Potty Mouth Training

Monday, September 25, 2006



JAVA MAMA JUNKIE


There’s no way to sugar coat this one. I am a junkie. Addicted. Hooked. Yes, say it loud, say it proud. I am a coffee whore.

As much as I love my children and my husband, they are not what I crave, want to caress and want to wrap myself around when I wake. Nope, when my eyes flutter open first thing in the morning, I want to cuddle up with something hot, camel colored and steaming in my mega sized sturdy ceramic green floral cup.

During the work week, there’s never a problem. I simply set my silver cuisinart state of the art coffee maker and carafe to brew a perfect pot at 5:50 am.
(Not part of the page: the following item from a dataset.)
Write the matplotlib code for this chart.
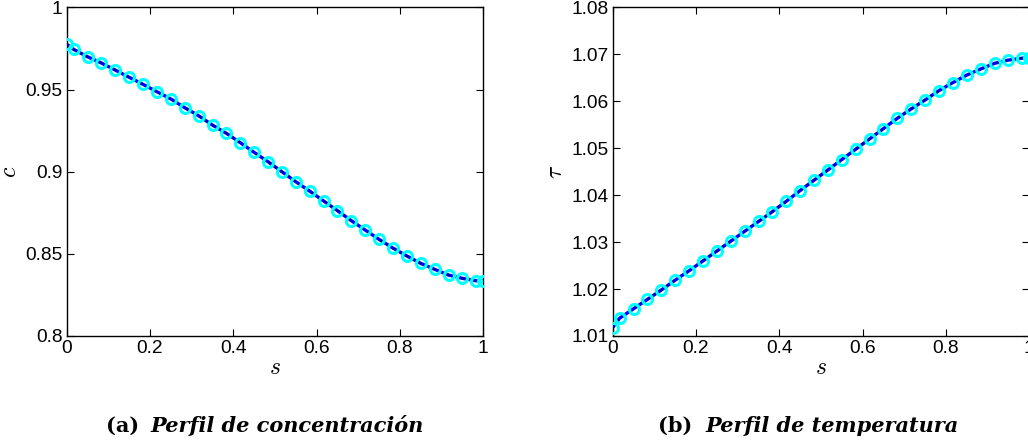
import matplotlib
matplotlib.use("Agg")
import matplotlib.pyplot as plt

# ---- data ----
s = [0.0, 0.0167, 0.05, 0.0833, 0.1167, 0.15, 0.1833, 0.2167, 0.25, 0.2833,
     0.3167, 0.35, 0.3833, 0.4167, 0.45, 0.4833, 0.5167, 0.55, 0.5833, 0.6167,
     0.65, 0.6833, 0.7167, 0.75, 0.7833, 0.8167, 0.85, 0.8833, 0.9167, 0.95,
     0.9833, 1.0]
c = [0.9776, 0.9745, 0.9700, 0.9662, 0.9619, 0.9575, 0.9532, 0.9487, 0.9443, 0.9390,
     0.9341, 0.9284, 0.9234, 0.9177, 0.9118, 0.9061, 0.9000, 0.8939, 0.8882, 0.8822,
     0.8763, 0.8702, 0.8645, 0.8588, 0.8535, 0.8487, 0.8442, 0.8406, 0.8371, 0.8351,
     0.8336, 0.8336]
tau = [1.0118, 1.0138, 1.0158, 1.0178, 1.0198, 1.0219, 1.0239, 1.0260, 1.0281, 1.0302,
       1.0323, 1.0344, 1.0365, 1.0387, 1.0410, 1.0432, 1.0454, 1.0476, 1.0498, 1.0520,
       1.0542, 1.0564, 1.0584, 1.0603, 1.0623, 1.0640, 1.0656, 1.0669, 1.0681, 1.0688,
       1.0692, 1.0693]

xticks = [0, 0.2, 0.4, 0.6, 0.8, 1]
xticklabels = ["0", "0.2", "0.4", "0.6", "0.8", "1"]
c_ticks = [0.8, 0.85, 0.9, 0.95, 1.0]
c_ticklabels = ["0.8", "0.85", "0.9", "0.95", "1"]
tau_ticks = [1.01, 1.02, 1.03, 1.04, 1.05, 1.06, 1.07, 1.08]
tau_ticklabels = ["1.01", "1.02", "1.03", "1.04", "1.05", "1.06", "1.07", "1.08"]
captions = [("(a)", "Perfil de concentración"), ("(b)", "Perfil de temperatura")]
ylabels = [r"$c$", r"$\tau$"]

plt.rcParams["mathtext.fontset"] = "cm"
plt.rcParams["font.family"] = ["Liberation Sans", "DejaVu Sans"]

W, H = 1028, 448
fig = plt.figure(figsize=(W / 100, H / 100), dpi=100)

ax1 = fig.add_axes([66.7 / W, 112 / H, 416.6 / W, 328.5 / H])
ax2 = fig.add_axes([612.7 / W, 112 / H, 416.6 / W, 328.5 / H])

def style(ax, yvals, yt, ytl, ylim, ylab):
    ax.plot(s, yvals, color=(0, 0, 1), lw=2.4, zorder=2)
    ax.plot(s, yvals, color=(0, 0, 0.55), lw=1.6, ls=(0, (1.2, 2.2)), zorder=3)
    ax.plot(s, yvals, ls="none", marker="o", ms=7.2, mfc="none",
            mec=(0, 1, 1), mew=2.2, zorder=4)
    ax.set_xlim(0, 1)
    ax.set_ylim(*ylim)
    ax.set_xticks(xticks)
    ax.set_xticklabels(xticklabels)
    ax.set_yticks(yt)
    ax.set_yticklabels(ytl)
    ax.tick_params(direction="in", length=5, width=0.8, top=True, right=True,
                   labelsize=13.8, pad=3, colors="black")
    for sp in ax.spines.values():
        sp.set_linewidth(1.0)
    ax.set_xlabel(r"$s$", fontsize=17, labelpad=0)
    ax.set_ylabel(ylab, fontsize=17, labelpad=3)

style(ax1, c, c_ticks, c_ticklabels, (0.8, 1.0), ylabels[0])
style(ax2, tau, tau_ticks, tau_ticklabels, (1.01, 1.08), ylabels[1])

cap_x = [(106 / W, 150.7 / W), (658 / W, 705 / W)]
for (lab, txt), (xa, xb) in zip(captions, cap_x):
    fig.text(xa, 16 / H, lab, family="DejaVu Serif", weight="bold",
             fontsize=15, ha="left", va="baseline")
    fig.text(xb, 16 / H, txt, family="DejaVu Serif", weight="bold",
             style="italic", fontsize=15, ha="left", va="baseline")

fig.savefig("out.png", dpi=100)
By the time I drag myself downstairs at 6am, my morning coffee is waiting to be inhaled and ingested. With everyone else still soundly asleep upstairs, there’s no competition for my attention or affection. I can sit, sip and savor and indulge in my addiction. Just as my evening ritual of indulging in a glass of red wine when the kids are finally asleep signals the end of my marathon day, my steaming cup of coffee serves as the starter pistol. It doesn’t take much. About a half a cup sipped on the couch in a zombie like coma does the trick. I can get in the shower and get cracking on my day.

Now the weekends however, that’s a different story. While I love and look forward to the weekends spent with my husband and kids, those busy bustling mornings turn my treasured caffeine routine into chaos. I want nothing more than to spend the day snuggling with my family, but it's the mornings when mama needs a moment to herself. I’ve tried sticking to my 6am wakeup call, but by Saturday, I‘m usually so exhausted that I want and need every spare second of sleep I can get.

Sometimes, I get lucky, my eyes will open at seven or so and I’ll slip downstairs before Nico and Christiana will roll over and start the first chorus of “Mommy, Mommy.” Those mornings are pure paradise. I’ll brew a fresh pot, slip on my slippers and saunter out to the driveway – as quickly as I can checking up and down the street making sure no neighbors have spotted me in my nighttime uniform of boxers and tank top. Then, I come back inside and savor cup after cup of my steaming coffee with a healthy side order of the news of the day.

But, those weekend mornings are few and far between. Usually, in my exhausted and sleep deprived state, I’ll stay in bed until I hear the familiar thump thump thump of tiny feet heading for my bedroom as I brace myself for the cannonball that my kids are about to perform on my head. I scoop them up and head downstairs where the battle for my conscious begins. What do I do first – pour the kids’ milk or make my coffee? But it doesn’t end there – what’s more important, changing Nico’s pee soaked diaper, or savoring my first sip? He’s been lying in it for ten hours already, what’s a few more minutes gonna do? Do I break up the ugly battle over the remote or continue to ignore the eye gouging my kids are engaging in and pour myself a much needed second cup? Do I serve my kids breakfast or sit for just a few more minutes and try to savor my liquid crack in a cup?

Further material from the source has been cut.